Jesus, it took all day to set up. Just recorded my first program to get used to the system. Record quality on one below best is very very good. What I need to do now is put the TiVo central to the house. But still let every bedroom (4) and living room and dining room (computer area) be able to access it and to be able to program it. I'm wanting to hook it up to two sky plus boxes and a freeview box and also a Freesat hd box. Can this be done, or do I ask too much?
Anyone know the best method?
I'm not alien to this type of setup as I have my own aerial installation company. (www.digital-aerial-upgrades.co.Uk) but have never used a TiVo before.


----------



## RichardJH (Oct 7, 2002)

Standard Series 1 Tivo can only record from one STB but if a Sky box is used as the main input it is possible to use the RF input to input a Freeview box as well as long as the Freeview box has an RF modulator fitted as opposed to only having RF loop-through.

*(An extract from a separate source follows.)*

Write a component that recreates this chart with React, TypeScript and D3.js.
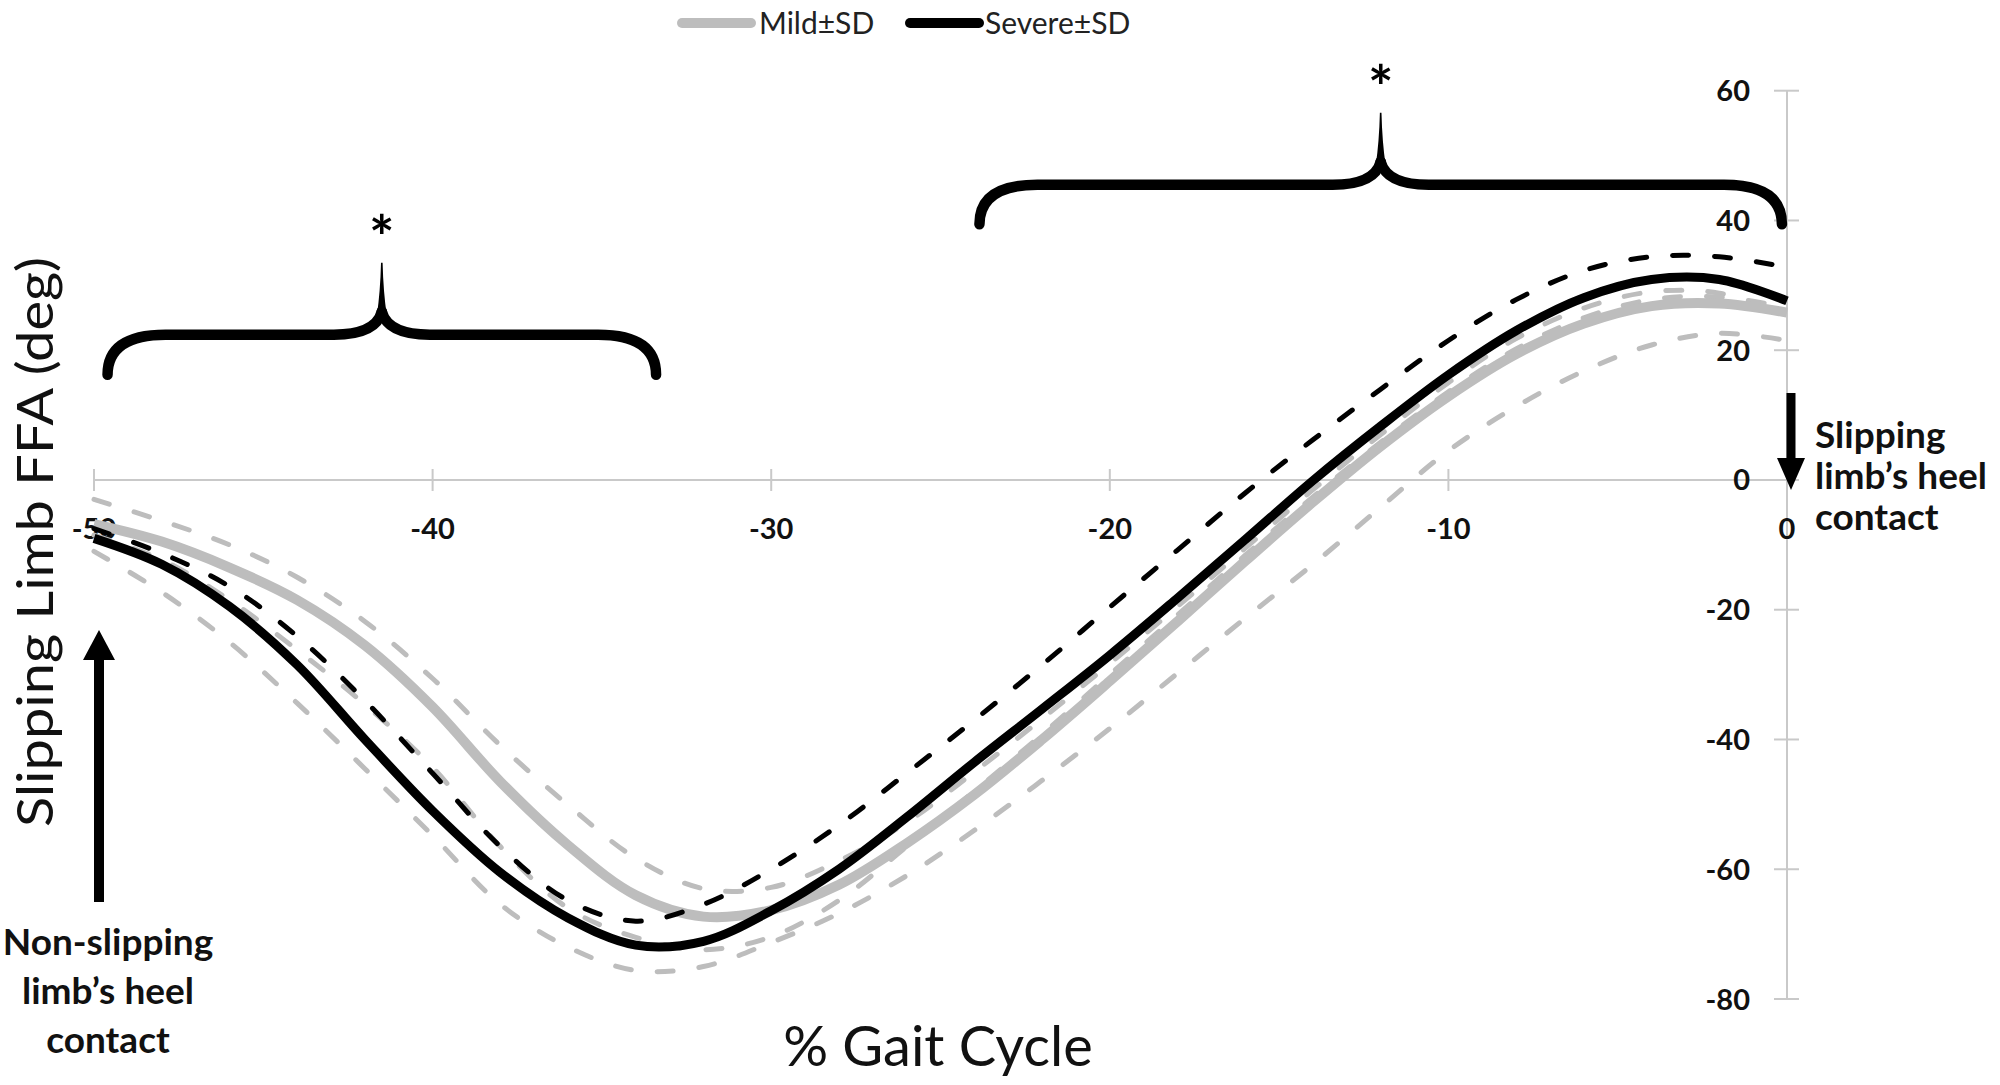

As far as your paying a monthly subscription you may wish to look at this as a very cheap option of getting a lifetime subscription. http://www.tivoland.com/Tivoland/system3.html


----------



## ericsean (Apr 11, 2010)

RichardJH said:


> Standard Series 1 Tivo can only record from one STB but if a Sky box is used as the main input it is possible to use the RF input to input a Freeview box as well as long as the Freeview box has an RF modulator fitted as opposed to only having RF loop-through.
> 
> As far as your paying a monthly subscription you may wish to look at this as a very cheap option of getting a lifetime subscription. http://www.tivoland.com/Tivoland/system3.html


What do they get out of it???


----------



## cwaring (Feb 12, 2002)

A box of spares, I assume


----------



## cwaring (Feb 12, 2002)

ericsean said:


> ..and dining room (computer area) be able to access it and to be able to program it.


That's where the turbonet/cachecard with Tivoweb comes into it. Get one of those and it's as simple as typing a local IP into your browser


----------



## ericsean (Apr 11, 2010)

funny that, ive just texed the family about having money for my birthday. going to get one v soon. You got any Carl?


----------



## cwaring (Feb 12, 2002)

Only the one in my Tivo 

Try those websites I posted links to earlier.


----------